Why it matters:A capability that exists only at an unaffordable budget is still not production-ready.
- 12
Production implication
Pins down: Reject, cap, route, retest, require review, or proceed with a named operating boundary.
Why it matters:The card should change the decision, not decorate the report.
If you cannot name the stop rule, you cannot trust the score.
The pilot team gives every model the same runway: same token ceiling, same wall-clock limit, same number of retries. It's the fair thing to do, and it looks like good methodology. Model A finishes the task. Model B stalls out at step eleven of twenty and gets marked "not there yet." The team writes up the finding, picks Model A, and moves on.

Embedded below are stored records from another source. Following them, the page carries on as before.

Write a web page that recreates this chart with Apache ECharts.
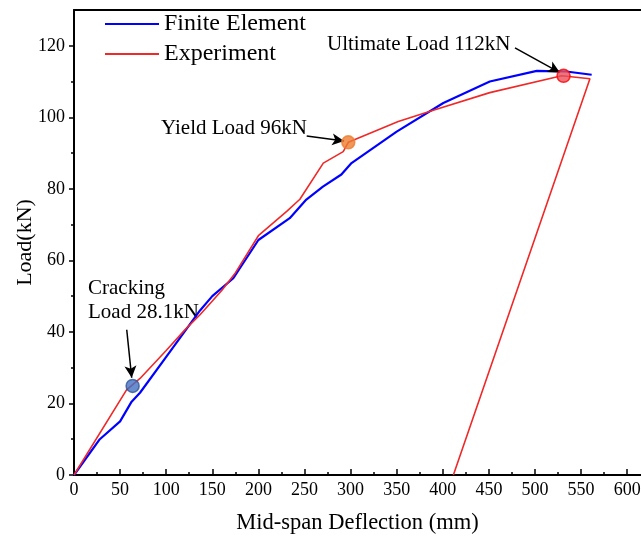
<!DOCTYPE html>
<html>
<head>
<meta charset="utf-8">
<script src="https://cdn.jsdelivr.net/npm/echarts@6/dist/echarts.min.js"></script>
<style>
  html, body { margin: 0; padding: 0; background: #fff; }
  #chart { width: 641px; height: 539px; }
</style>
</head>
<body>
<div id="chart"></div>
<script>
// 有限元曲线 (挠度 mm, 荷载 kN)
const femDeflection = [0, 28, 50, 62.5, 71.6, 100, 136.7, 150, 172.8, 200, 234, 252, 270, 290, 301, 350, 400.6, 451, 502, 534, 561.5]
const femLoad = [0, 10, 15, 20.5, 23, 33, 46, 50, 55, 65.7, 71.8, 77, 80.6, 84, 87.2, 96, 104, 110, 113, 112.8, 111.9]
// 试验曲线 (含卸载段)
const expDeflection = [0, 57, 71.6, 100, 120, 136.7, 160, 175, 200, 230.7, 245, 270.4, 292, 297.5, 351.7, 389.7, 451, 529, 559.6, 411.5]
const expLoad = [0, 23.8, 27, 34.8, 40.5, 44.8, 51.5, 56.5, 66.9, 73.7, 77.1, 87.2, 90.4, 93, 98.8, 102, 106.9, 111.6, 110.8, 0]
// 关键点: 开裂, 屈服, 极限
const keyDeflection = [63.6, 297.5, 531]
const keyLoad = [24.9, 93, 111.6]
const keyColors = ['#4472c4', '#ed7d31', '#e8505b']
const keyBorders = ['#2f5597', '#ed7d31', '#ff0000']
// 箭头起止点
const arrowFrom = [[57.2, 40.6], [252.4, 94.8], [478.3, 119.4]]
const arrowTo = [[62.6, 27.2], [293, 93.4], [527, 112.5]]
// 刻度
const xTicks = [0, 50, 100, 150, 200, 250, 300, 350, 400, 450, 500, 550, 600]
const yTicks = [0, 20, 40, 60, 80, 100, 120]

const font = 'Liberation Serif, Times New Roman, serif'
const zip = (xs, ys) => xs.map((x, i) => [x, ys[i]])

let mychart = echarts.init(document.getElementById('chart'))
mychart.setOption({
  animation: false,
  grid: { left: 74, top: 10, right: 0, bottom: 64, outerBoundsMode: 'none', containLabel: false },
  legend: {
    data: ['Finite Element', 'Experiment'],
    orient: 'vertical',
    left: 105,
    top: 12,
    icon: 'rect',
    itemWidth: 54,
    itemHeight: 2,
    itemGap: 6,
    padding: 0,
    textStyle: { fontFamily: font, fontSize: 24, color: '#000' }
  },
  xAxis: [
    {
      type: 'value',
      min: 0,
      max: 615,
      interval: 50,
      name: 'Mid-span Deflection (mm)',
      nameLocation: 'middle',
      nameGap: 37,
      nameMoveOverlap: false,
      nameTextStyle: { fontFamily: font, fontSize: 22.5, color: '#000' },
      axisLine: { show: true, lineStyle: { color: '#000', width: 2 } },
      axisTick: { show: true, inside: true, length: 6, customValues: xTicks, lineStyle: { color: '#000', width: 1.5 } },
      minorTick: { show: true, splitNumber: 2, length: 3, lineStyle: { color: '#000', width: 1.5 } },
      axisLabel: { fontFamily: font, fontSize: 18, color: '#000', margin: 6, customValues: xTicks },
      splitLine: { show: false }
    },
    {
      type: 'value',
      position: 'top',
      min: 0,
      max: 615,
      axisLine: { show: true, lineStyle: { color: '#000', width: 2 } },
      axisTick: { show: false },
      axisLabel: { show: false },
      splitLine: { show: false }
    }
  ],
  yAxis: {
    type: 'value',
    min: 0,
    max: 130,
    interval: 20,
    name: 'Load(kN)',
    nameLocation: 'middle',
    nameGap: 38,
    nameMoveOverlap: false,
    nameTextStyle: { fontFamily: font, fontSize: 22, color: '#000' },
    axisLine: { show: true, lineStyle: { color: '#000', width: 2 } },
    axisTick: { show: true, inside: false, length: 5, customValues: yTicks, lineStyle: { color: '#000', width: 1.5 } },
    minorTick: { show: true, splitNumber: 2, length: 3, lineStyle: { color: '#000', width: 1.5 } },
    axisLabel: { fontFamily: font, fontSize: 18, color: '#000', margin: 9, customValues: yTicks },
    splitLine: { show: false }
  },
  series: [
    {
      name: 'Finite Element',
      type: 'line',
      data: zip(femDeflection, femLoad),
      symbol: 'none',
      color: '#0000ff',
      lineStyle: { color: '#0000ff', width: 2.2 },
      z: 3
    },
    {
      name: 'Experiment',
      type: 'line',
      data: zip(expDeflection, expLoad),
      symbol: 'none',
      color: '#f02828',
      lineStyle: { color: '#f02828', width: 1.6 },
      z: 4
    },
    {
      name: 'Key Points',
      type: 'scatter',
      data: keyDeflection.map((x, i) => ({
        value: [x, keyLoad[i]],
        itemStyle: { color: keyColors[i], borderColor: keyBorders[i], borderWidth: 1.5 }
      })),
      symbolSize: 13,
      z: 5,
      markLine: {
        silent: true,
        symbol: ['none', 'arrow'],
        symbolSize: [9, 12],
        label: { show: false },
        lineStyle: { color: '#000', width: 1.5, type: 'solid' },
        data: arrowFrom.map((p, i) => [{ coord: p }, { coord: arrowTo[i] }])
      }
    }
  ],
  graphic: [
    { type: 'text', left: 88, top: 278, style: { text: 'Cracking', font: '21px ' + font, fill: '#000' } },
    { type: 'text', left: 88, top: 302, style: { text: 'Load 28.1kN', font: '21px ' + font, fill: '#000' } },
    { type: 'text', left: 161, top: 118, style: { text: 'Yield Load 96kN', font: '21px ' + font, fill: '#000' } },
    { type: 'text', left: 327, top: 34, style: { text: 'Ultimate Load 112kN', font: '21px ' + font, fill: '#000' } }
  ]
})
</script>
</body>
</html>
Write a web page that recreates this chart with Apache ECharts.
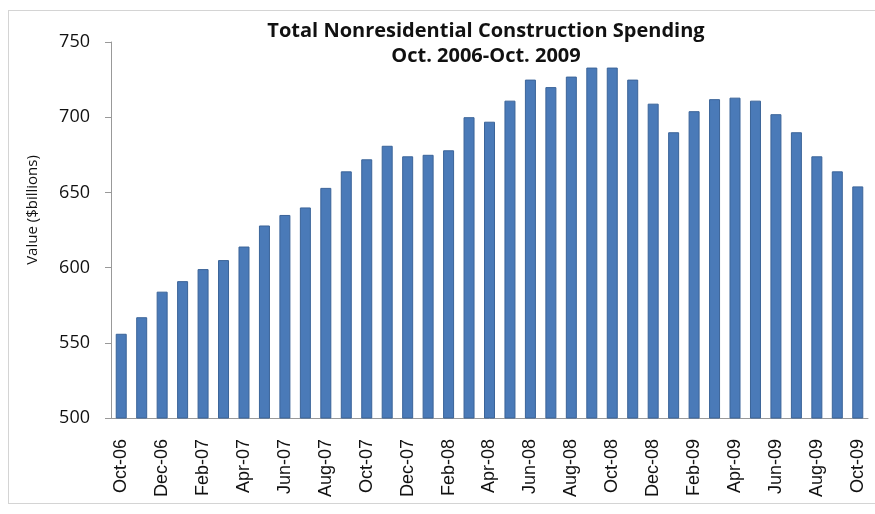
<!DOCTYPE html>
<html>
<head>
<meta charset="utf-8">
<script src="https://cdn.jsdelivr.net/npm/echarts@6/dist/echarts.min.js"></script>
<style>
  html, body { margin: 0; padding: 0; background: #fff; }
  #chart { width: 875px; height: 514px; }
  /* thin frame like the pasted Excel chart */
  #frame {
    position: absolute; left: 8px; top: 10px; width: 880px; height: 492px;
    border: 1px solid #d4d4d4; pointer-events: none;
  }
</style>
</head>
<body>
<div id="chart"></div>
<div id="frame"></div>
<script>
const months = [
  'Oct-06', 'Nov-06', 'Dec-06', 'Jan-07', 'Feb-07', 'Mar-07', 'Apr-07', 'May-07', 'Jun-07', 'Jul-07',
  'Aug-07', 'Sep-07', 'Oct-07', 'Nov-07', 'Dec-07', 'Jan-08', 'Feb-08', 'Mar-08', 'Apr-08', 'May-08',
  'Jun-08', 'Jul-08', 'Aug-08', 'Sep-08', 'Oct-08', 'Nov-08', 'Dec-08', 'Jan-09', 'Feb-09', 'Mar-09',
  'Apr-09', 'May-09', 'Jun-09', 'Jul-09', 'Aug-09', 'Sep-09', 'Oct-09'
];

// spending, $ billions
const spending = [
  556, 567, 584, 591, 599, 605, 614, 628, 635, 640,
  653, 664, 672, 681, 674, 675, 678, 700, 697, 711,
  725, 720, 727, 733, 733, 725, 709, 690, 704, 712,
  713, 711, 702, 690, 674, 664, 654
];

const titleLines = ['Total Nonresidential Construction Spending', 'Oct. 2006-Oct. 2009'];

const chart = echarts.init(document.getElementById('chart'));

chart.setOption({
  animation: false,
  title: {
    text: titleLines.join('\n'),
    left: 481,
    top: 14,
    textAlign: 'center',
    textStyle: {
      fontFamily: 'Open Sans',
      fontSize: 20,
      fontWeight: 'bold',
      color: '#111',
      lineHeight: 25
    }
  },
  grid: {
    left: 111,
    right: 7,
    top: 42,
    bottom: 96,
    containLabel: false
  },
  xAxis: {
    type: 'category',
    data: months,
    axisLine: { lineStyle: { color: '#999' } },
    axisTick: { interval: 1, length: 6, lineStyle: { color: '#aaa' } },
    axisLabel: {
      interval: 1,
      rotate: 90,
      fontFamily: 'Liberation Sans',
      fontSize: 18,
      color: '#111',
      margin: 21
    }
  },
  yAxis: {
    type: 'value',
    min: 500,
    max: 750,
    interval: 50,
    name: 'Value ($billions)',
    nameLocation: 'middle',
    nameGap: 71,
    nameTextStyle: {
      fontFamily: 'Open Sans',
      fontSize: 15,
      color: '#111',
      padding: [0, 0, 0, 40]
    },
    axisLine: { show: true, lineStyle: { color: '#999' } },
    axisTick: { show: true, length: 6, lineStyle: { color: '#999' } },
    splitLine: { show: false },
    axisLabel: {
      fontFamily: 'Open Sans',
      fontSize: 18,
      color: '#111',
      margin: 21
    }
  },
  series: [
    {
      type: 'bar',
      data: spending,
      barWidth: 11,
      itemStyle: {
        color: '#4a7ab8',
        borderColor: '#3b6499',
        borderWidth: 1
      }
    }
  ]
});
</script>
</body>
</html>
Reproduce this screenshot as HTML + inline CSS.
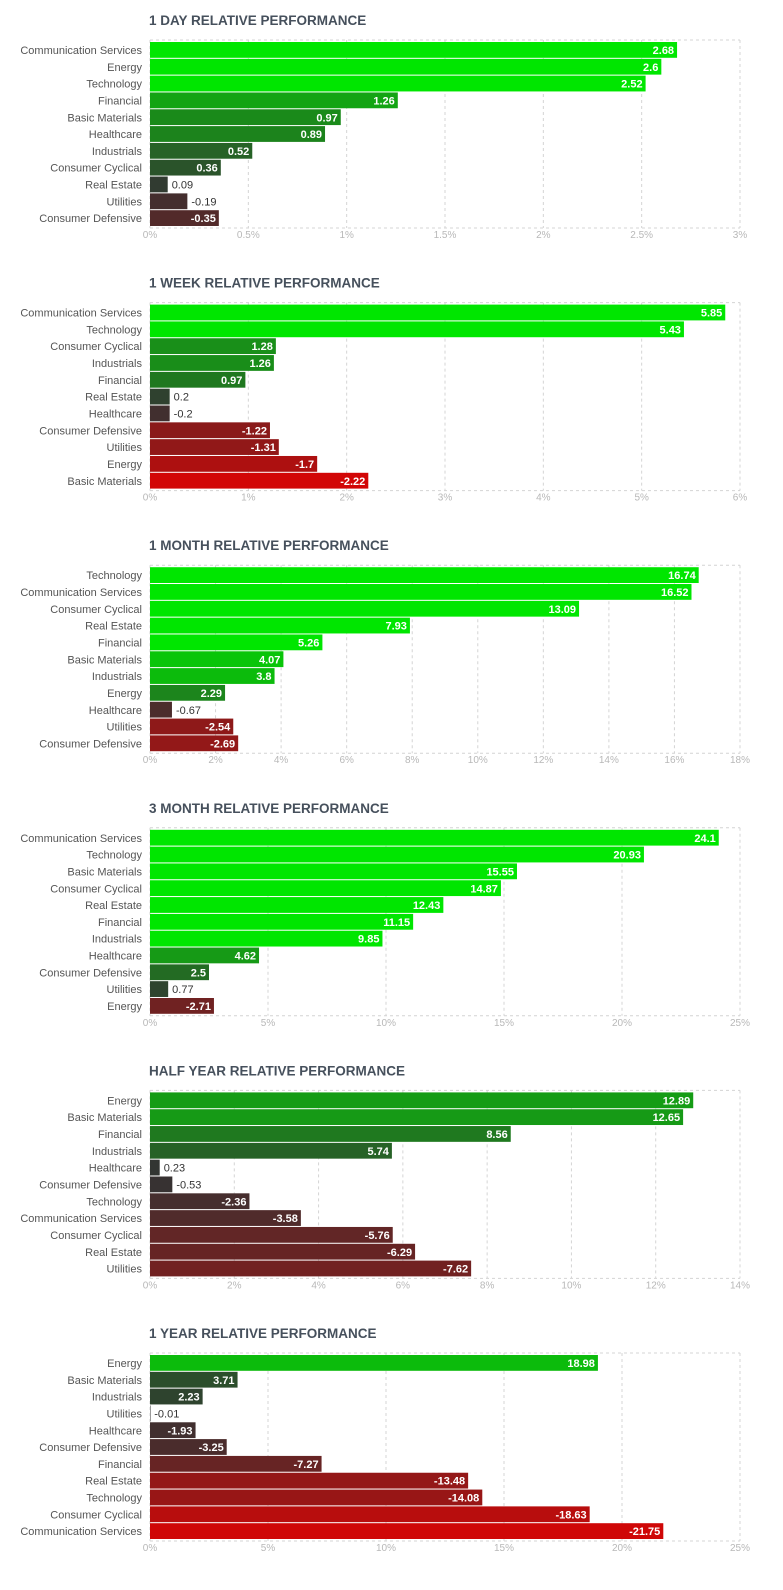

What they've actually measured is where their stopwatch ran out.
That's the practical implication of a finding the UK AI Security Institute (AISI) published on July 2: agent evaluations that cap compute at a fixed budget can make a genuinely capable model look incapable, simply because the eval stopped watching before the model finished working. AISI's own framing: "Standard evaluations cap how much compute AI agents can use. We show that raising those caps changes measured capability, the difficulty of tasks agents can solve, and how fast the frontier appears to move."
A score is a point. Capability is a curve.
Most agent benchmarks report one number. Pass rate. Pass/fail. Longest task completed. AISI's team ran frontier models against agentic benchmarks in cybersecurity, software engineering, math, academic reasoning, and healthcare. Instead of running each model once at one budget, they swept the token budget from low to high and tracked what changed. Their starting complaint: "Most agent evaluations still reduce capability to a single number: a benchmark score, a pass/fail, or the length of task an agent can finish." Their finding, after the sweep: "Model capability is not a single score but a curve over test-time compute."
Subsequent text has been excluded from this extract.